One way companies are enhancing security is by using multi-factor authentication using biometrics to enhance security. In addition, as passwords are often difficult to remember, Biometric single sign-on (SSO) is another great solution for consumers who are not able to recollect multiple passwords that are required to access various accounts.
Anti-spoofing & live-detection
Many extra safeguards such as anti-spoofing and live detection are incorporated into the biometric systems so that imposters are unable to fool the system. Live detection feature in a fingerprint scanner will require a live person’s finger rather than a photograph of a finger scan to prove the person’s identity. This will prevent a hacker from using a photo to gain access to the services. Similarly, a voice authentication system adds live detection by prompting the user to prove it is not a recording and an eye scanner may require users to blink or move their eyes.
Biometric technology has now become more advanced with multi-factor biometric devices which incorporate an added layer of security to handle and prevent data breaches. Multi-factor authentication uses a combination of something the user knows such as a PIN/password and something the user possesses which is their biometrics including fingerprint, iris pattern, voice. Many biometric ATMs require users to enter a PIN in addition to using their biometric to access their accounts. In addition, some multi-factor biometric devices can capture both fingerprint and finger vein images in one single scan. One good example of multi-factor authentication is the launch of ‘selfie pay’ biometric authentication app from MasterCard. This feature basically enables app users to confirm an online payment by showing their face to their smartphone’s camera. In addition to facial recognition, users can also opt for authenticating their purchase with a fingerprint.
Single Sign-On (SSO)
As the world becomes increasingly more digital, the number of passwords people have to manage and remember is becoming a serious problem. To counter this issue, many forward-thinking firms like Microsoft and Intel are using Biometric single sign-on (SSO) feature authentication in their products like PCs and laptops. Biometric single sign-on (SSO) is a biometric user authentication service using which a user logs in with a single ID and password to gain access to a many systems without using different usernames or passwords. This frees users from remembering an array of passwords while allowing them to use a more secure method of accessing a system or database.

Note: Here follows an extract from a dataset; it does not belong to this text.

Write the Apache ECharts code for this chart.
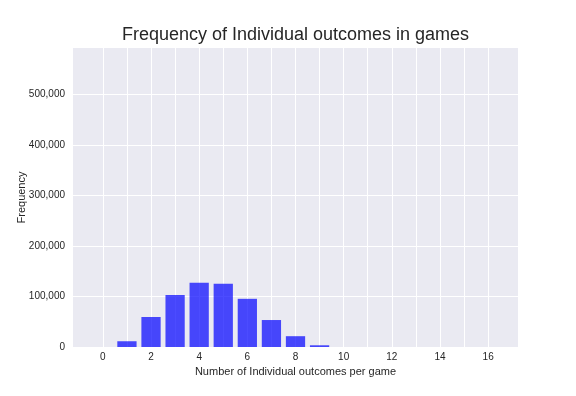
<!DOCTYPE html>
<html>
<head>
<meta charset="utf-8">
<script src="https://cdn.jsdelivr.net/npm/echarts@6/dist/echarts.min.js"></script>
<style>html,body{margin:0;padding:0;background:#fff}#c{width:576px;height:396px}</style>
</head>
<body>
<div id="c"></div>
<script>
const outcomes = [0,1,2,3,4,5,6,7,8,9,10,11,12,13,14,15,16];
const frequency = [0,11400,59400,103000,127000,125000,95400,53400,21400,3400,0,0,0,0,0,0,0];
const yTicks = [0,100000,200000,300000,400000,500000];
const xGrid = [0,1,2,3,4,5,6,7,8,9,10,11,12,13,14,15,16];
const xTickLabels = [0,2,4,6,8,10,12,14,16];

const chart = echarts.init(document.getElementById('c'), null, {renderer:'canvas'});
const textColor = '#262626';
const font = 'Liberation Sans, Arial, sans-serif';
chart.setOption({
  animation:false,
  backgroundColor:'#ffffff',
  graphic:[{type:'text', x:295.5, y:35.5, style:{text:'Frequency of Individual outcomes in games', font:'18px Liberation Sans, Arial, sans-serif', fill:textColor, textAlign:'center', textVerticalAlign:'middle'}}],
  grid:{left:73, right:58, top:48, bottom:49, show:true, backgroundColor:'#EAEAF2', borderWidth:0},
  xAxis:{type:'value', min:-1.24, max:17.24,
    name:'Number of Individual outcomes per game', nameLocation:'middle', nameGap:19, nameMoveOverlap:false,
    nameTextStyle:{color:textColor, fontSize:11, fontFamily:font},
    axisLine:{show:false}, axisTick:{show:false, customValues:xGrid},
    axisLabel:{color:textColor, fontSize:10, fontFamily:font, margin:5, customValues:xTickLabels,
      formatter:function(v){ return String(v); }},
    splitLine:{show:true, lineStyle:{color:'#ffffff', width:1}}},
  yAxis:{type:'value', min:0, max:592000,
    name:'Frequency', nameLocation:'middle', nameGap:46, nameMoveOverlap:false,
    nameTextStyle:{color:textColor, fontSize:11, fontFamily:font},
    axisLine:{show:false}, axisTick:{show:false, customValues:yTicks},
    axisLabel:{color:textColor, fontSize:10, fontFamily:font, margin:8, customValues:yTicks,
      formatter:function(v){ return v.toLocaleString('en-US'); }},
    splitLine:{show:true, lineStyle:{color:'#ffffff', width:1}}},
  series:[{type:'custom', data: outcomes.map((x,i)=>[x, frequency[i]]),
    encode:{x:0, y:1},
    renderItem:function(params, api){
      const x = api.value(0), y = api.value(1);
      const top = api.coord([x, y]);
      const base = api.coord([x, 0]);
      const w = api.size([0.8, 0])[0];
      return {type:'rect', shape:{x: top[0]-w/2, y: top[1], width: w, height: base[1]-top[1]},
        style:{fill:'rgba(0,0,255,0.7)'}};
    }}]
});
</script>
</body>
</html>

Most biometric systems use a single biometric trait to verify identity. Such systems may face some challenges in identifying the individual due to noise captured in the biometric sample or there may be some scenarios where only one biometric may not work. This may increase the chances of miss-identification and reduces the security offered by the system. Multimodal biometric systems use more than one biometrics to enhance verification accuracy and offer higher security against spoofing. One example is a mobile banking app using both voice and face recognition to authenticate user login. Another example could be an access control biometrics system which has both fingerprint scanner and webcam for face scanning. Such a system will be able to use face scanning feature if fingerprints of any employee can’t be taken.
With the use of biometric technologies, organizations such as banks are making KYC procedures for customers even more efficient and easy to use. Biometrics has already hit the mainstream with the advent of more and more devices currently using biometric authentication as a security system. The technology has gradually become a standard for automation of KYC procedures in banks, healthcare, retail, and other institutions. Biometrics are seen to have great potential to transform KYC processes and ultimately deliver a better customer experience.